** start Dataset excerpt **
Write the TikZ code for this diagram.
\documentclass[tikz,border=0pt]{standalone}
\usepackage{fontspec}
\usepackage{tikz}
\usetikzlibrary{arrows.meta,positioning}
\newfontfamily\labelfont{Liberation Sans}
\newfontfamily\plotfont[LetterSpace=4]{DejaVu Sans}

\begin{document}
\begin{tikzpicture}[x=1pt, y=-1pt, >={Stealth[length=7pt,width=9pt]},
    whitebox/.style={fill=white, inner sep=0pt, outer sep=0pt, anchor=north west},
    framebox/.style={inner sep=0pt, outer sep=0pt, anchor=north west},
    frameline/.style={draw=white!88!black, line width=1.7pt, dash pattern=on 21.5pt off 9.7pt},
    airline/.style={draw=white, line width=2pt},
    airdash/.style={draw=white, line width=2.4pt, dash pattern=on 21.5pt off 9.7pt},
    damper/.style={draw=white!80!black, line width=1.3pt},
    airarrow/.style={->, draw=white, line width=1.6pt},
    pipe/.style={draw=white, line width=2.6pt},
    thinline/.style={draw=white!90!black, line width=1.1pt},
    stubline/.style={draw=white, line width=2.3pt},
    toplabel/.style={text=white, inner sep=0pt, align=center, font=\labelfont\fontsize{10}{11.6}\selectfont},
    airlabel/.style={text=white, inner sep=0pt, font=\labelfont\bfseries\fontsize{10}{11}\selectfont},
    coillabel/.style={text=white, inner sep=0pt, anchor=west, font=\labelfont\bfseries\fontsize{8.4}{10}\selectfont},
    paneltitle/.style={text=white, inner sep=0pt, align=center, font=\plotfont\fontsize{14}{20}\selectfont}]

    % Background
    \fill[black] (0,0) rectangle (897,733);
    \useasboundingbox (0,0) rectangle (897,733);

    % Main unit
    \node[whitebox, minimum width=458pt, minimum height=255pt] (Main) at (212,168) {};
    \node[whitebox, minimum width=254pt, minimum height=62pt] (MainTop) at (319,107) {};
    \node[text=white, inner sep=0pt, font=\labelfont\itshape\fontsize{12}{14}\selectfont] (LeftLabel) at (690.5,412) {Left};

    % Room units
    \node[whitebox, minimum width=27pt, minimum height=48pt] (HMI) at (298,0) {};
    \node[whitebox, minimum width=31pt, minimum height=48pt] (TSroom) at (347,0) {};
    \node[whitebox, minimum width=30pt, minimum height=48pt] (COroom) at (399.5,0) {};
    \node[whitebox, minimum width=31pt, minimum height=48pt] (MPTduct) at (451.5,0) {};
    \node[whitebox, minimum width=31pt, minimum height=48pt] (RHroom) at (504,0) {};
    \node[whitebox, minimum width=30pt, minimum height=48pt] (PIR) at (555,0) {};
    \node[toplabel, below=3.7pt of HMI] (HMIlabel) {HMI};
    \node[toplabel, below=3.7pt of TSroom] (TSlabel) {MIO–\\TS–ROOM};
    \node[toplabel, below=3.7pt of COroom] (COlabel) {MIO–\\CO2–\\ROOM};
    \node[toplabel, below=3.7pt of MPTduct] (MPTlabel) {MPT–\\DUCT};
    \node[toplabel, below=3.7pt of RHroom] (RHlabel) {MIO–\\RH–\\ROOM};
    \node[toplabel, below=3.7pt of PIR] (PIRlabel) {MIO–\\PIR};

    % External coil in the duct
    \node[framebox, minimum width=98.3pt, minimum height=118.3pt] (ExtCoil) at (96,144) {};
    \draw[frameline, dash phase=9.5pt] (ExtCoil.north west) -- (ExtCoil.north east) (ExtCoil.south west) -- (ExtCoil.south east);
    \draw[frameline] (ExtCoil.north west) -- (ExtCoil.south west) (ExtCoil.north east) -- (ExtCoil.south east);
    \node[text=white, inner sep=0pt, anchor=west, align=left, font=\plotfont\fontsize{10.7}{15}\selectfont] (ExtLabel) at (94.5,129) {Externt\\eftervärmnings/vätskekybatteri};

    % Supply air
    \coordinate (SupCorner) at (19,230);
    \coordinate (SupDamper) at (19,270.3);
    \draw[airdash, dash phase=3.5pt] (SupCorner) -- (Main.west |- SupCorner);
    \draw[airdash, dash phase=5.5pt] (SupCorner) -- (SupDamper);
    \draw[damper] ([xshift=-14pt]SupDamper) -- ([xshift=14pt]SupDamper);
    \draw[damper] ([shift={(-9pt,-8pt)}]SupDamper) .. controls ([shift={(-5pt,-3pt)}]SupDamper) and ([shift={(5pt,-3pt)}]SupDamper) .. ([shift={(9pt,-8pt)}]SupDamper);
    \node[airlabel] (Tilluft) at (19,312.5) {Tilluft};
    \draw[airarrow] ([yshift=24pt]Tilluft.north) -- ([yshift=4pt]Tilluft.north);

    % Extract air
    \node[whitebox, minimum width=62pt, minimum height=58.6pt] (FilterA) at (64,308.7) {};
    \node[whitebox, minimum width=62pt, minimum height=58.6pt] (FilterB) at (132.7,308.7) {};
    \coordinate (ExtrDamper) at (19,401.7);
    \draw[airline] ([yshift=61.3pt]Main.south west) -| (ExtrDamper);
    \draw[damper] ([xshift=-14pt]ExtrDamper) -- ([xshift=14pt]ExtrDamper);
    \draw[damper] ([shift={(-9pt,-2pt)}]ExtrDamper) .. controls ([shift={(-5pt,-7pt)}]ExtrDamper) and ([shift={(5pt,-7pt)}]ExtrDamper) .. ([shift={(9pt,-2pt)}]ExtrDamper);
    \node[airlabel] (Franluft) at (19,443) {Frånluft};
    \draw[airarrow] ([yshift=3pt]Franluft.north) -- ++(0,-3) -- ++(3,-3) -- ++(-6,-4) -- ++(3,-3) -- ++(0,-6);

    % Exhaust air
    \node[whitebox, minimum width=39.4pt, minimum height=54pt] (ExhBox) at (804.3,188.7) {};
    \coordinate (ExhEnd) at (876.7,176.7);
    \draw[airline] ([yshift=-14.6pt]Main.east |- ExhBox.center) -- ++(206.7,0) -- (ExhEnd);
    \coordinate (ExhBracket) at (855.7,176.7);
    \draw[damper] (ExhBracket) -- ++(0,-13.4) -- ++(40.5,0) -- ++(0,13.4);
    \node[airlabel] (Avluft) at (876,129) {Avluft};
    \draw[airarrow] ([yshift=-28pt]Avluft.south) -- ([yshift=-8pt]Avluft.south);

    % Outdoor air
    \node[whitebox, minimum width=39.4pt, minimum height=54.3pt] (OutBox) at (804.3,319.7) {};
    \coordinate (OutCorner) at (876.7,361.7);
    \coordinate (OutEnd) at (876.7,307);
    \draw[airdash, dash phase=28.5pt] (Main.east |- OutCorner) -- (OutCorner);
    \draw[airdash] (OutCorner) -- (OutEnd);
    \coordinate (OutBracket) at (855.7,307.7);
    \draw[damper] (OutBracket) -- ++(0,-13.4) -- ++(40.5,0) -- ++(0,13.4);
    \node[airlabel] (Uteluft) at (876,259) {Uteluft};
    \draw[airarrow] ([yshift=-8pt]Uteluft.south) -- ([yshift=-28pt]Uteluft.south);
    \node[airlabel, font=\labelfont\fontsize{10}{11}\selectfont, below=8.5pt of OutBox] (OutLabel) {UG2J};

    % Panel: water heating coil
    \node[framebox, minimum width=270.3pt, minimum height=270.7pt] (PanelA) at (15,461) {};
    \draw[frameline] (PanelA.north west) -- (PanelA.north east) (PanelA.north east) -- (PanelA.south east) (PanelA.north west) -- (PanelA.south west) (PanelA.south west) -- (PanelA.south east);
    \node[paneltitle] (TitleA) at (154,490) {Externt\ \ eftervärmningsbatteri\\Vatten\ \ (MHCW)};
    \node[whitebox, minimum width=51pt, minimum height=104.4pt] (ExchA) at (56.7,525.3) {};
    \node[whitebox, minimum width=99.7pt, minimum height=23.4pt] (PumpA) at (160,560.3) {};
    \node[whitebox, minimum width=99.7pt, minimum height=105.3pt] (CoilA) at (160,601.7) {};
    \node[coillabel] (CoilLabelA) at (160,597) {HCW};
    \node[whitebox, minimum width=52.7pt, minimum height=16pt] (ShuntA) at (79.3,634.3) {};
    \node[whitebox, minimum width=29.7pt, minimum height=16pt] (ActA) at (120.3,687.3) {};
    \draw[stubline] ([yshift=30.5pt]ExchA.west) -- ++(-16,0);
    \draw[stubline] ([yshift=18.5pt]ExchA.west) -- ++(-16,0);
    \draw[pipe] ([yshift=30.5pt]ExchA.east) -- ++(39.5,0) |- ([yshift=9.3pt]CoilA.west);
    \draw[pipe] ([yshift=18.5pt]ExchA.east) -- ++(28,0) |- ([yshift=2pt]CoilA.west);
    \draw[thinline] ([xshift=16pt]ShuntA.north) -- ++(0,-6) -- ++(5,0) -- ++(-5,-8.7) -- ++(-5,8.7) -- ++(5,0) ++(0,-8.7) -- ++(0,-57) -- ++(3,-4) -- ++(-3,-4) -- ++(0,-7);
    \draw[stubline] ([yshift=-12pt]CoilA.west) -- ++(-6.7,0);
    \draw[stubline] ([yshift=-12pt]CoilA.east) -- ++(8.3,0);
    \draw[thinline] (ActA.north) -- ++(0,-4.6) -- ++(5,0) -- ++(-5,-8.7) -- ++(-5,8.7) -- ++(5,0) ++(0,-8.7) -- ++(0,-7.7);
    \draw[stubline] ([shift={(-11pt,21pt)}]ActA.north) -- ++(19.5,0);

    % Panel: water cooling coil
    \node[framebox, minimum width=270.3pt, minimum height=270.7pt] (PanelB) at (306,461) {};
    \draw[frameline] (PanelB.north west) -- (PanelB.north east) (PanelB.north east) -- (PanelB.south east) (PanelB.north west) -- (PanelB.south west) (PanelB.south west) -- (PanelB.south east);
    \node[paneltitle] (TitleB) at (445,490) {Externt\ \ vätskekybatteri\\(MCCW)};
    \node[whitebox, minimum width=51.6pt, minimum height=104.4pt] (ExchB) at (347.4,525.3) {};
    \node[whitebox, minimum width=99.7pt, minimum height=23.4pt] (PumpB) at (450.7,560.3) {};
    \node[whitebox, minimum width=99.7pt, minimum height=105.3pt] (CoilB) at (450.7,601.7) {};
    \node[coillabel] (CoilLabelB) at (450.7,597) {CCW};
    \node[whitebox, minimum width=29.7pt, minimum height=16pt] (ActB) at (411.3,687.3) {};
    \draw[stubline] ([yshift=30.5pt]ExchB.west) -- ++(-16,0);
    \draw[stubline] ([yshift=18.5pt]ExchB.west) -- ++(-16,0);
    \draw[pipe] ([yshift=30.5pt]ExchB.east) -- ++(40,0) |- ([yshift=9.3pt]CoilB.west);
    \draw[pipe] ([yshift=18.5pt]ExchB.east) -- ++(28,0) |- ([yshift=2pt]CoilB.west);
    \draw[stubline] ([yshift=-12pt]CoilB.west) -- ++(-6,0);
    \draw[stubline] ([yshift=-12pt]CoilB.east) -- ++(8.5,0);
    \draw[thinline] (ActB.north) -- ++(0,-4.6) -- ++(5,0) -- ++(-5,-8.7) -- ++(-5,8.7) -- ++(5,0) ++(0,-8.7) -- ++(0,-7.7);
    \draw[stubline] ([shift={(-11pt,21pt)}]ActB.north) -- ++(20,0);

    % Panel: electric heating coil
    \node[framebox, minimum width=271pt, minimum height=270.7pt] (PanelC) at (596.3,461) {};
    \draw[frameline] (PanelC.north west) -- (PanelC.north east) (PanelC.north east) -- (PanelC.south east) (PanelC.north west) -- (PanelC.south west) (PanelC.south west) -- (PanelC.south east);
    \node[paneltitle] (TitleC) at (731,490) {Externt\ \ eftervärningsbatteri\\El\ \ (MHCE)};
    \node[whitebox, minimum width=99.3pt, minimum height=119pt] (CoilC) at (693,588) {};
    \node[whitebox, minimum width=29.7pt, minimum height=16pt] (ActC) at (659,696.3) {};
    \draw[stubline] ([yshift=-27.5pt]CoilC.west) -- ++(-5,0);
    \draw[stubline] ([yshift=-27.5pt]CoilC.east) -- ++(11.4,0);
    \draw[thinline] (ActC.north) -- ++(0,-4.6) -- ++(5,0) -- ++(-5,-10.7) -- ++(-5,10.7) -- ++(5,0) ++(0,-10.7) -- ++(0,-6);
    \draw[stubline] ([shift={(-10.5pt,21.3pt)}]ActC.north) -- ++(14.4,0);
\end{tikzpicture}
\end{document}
** end Dataset excerpt **
Directions for this task ▸ Reproduce exactly, please, only the lines from the start of the data above to the line that contains "(LeftLabel) at (690.5,412)", with both ends kept.

Complete output ▸
Write the TikZ code for this diagram.
\documentclass[tikz,border=0pt]{standalone}
\usepackage{fontspec}
\usepackage{tikz}
\usetikzlibrary{arrows.meta,positioning}
\newfontfamily\labelfont{Liberation Sans}
\newfontfamily\plotfont[LetterSpace=4]{DejaVu Sans}

\begin{document}
\begin{tikzpicture}[x=1pt, y=-1pt, >={Stealth[length=7pt,width=9pt]},
    whitebox/.style={fill=white, inner sep=0pt, outer sep=0pt, anchor=north west},
    framebox/.style={inner sep=0pt, outer sep=0pt, anchor=north west},
    frameline/.style={draw=white!88!black, line width=1.7pt, dash pattern=on 21.5pt off 9.7pt},
    airline/.style={draw=white, line width=2pt},
    airdash/.style={draw=white, line width=2.4pt, dash pattern=on 21.5pt off 9.7pt},
    damper/.style={draw=white!80!black, line width=1.3pt},
    airarrow/.style={->, draw=white, line width=1.6pt},
    pipe/.style={draw=white, line width=2.6pt},
    thinline/.style={draw=white!90!black, line width=1.1pt},
    stubline/.style={draw=white, line width=2.3pt},
    toplabel/.style={text=white, inner sep=0pt, align=center, font=\labelfont\fontsize{10}{11.6}\selectfont},
    airlabel/.style={text=white, inner sep=0pt, font=\labelfont\bfseries\fontsize{10}{11}\selectfont},
    coillabel/.style={text=white, inner sep=0pt, anchor=west, font=\labelfont\bfseries\fontsize{8.4}{10}\selectfont},
    paneltitle/.style={text=white, inner sep=0pt, align=center, font=\plotfont\fontsize{14}{20}\selectfont}]

    % Background
    \fill[black] (0,0) rectangle (897,733);
    \useasboundingbox (0,0) rectangle (897,733);

    % Main unit
    \node[whitebox, minimum width=458pt, minimum height=255pt] (Main) at (212,168) {};
    \node[whitebox, minimum width=254pt, minimum height=62pt] (MainTop) at (319,107) {};
    \node[text=white, inner sep=0pt, font=\labelfont\itshape\fontsize{12}{14}\selectfont] (LeftLabel) at (690.5,412) {Left};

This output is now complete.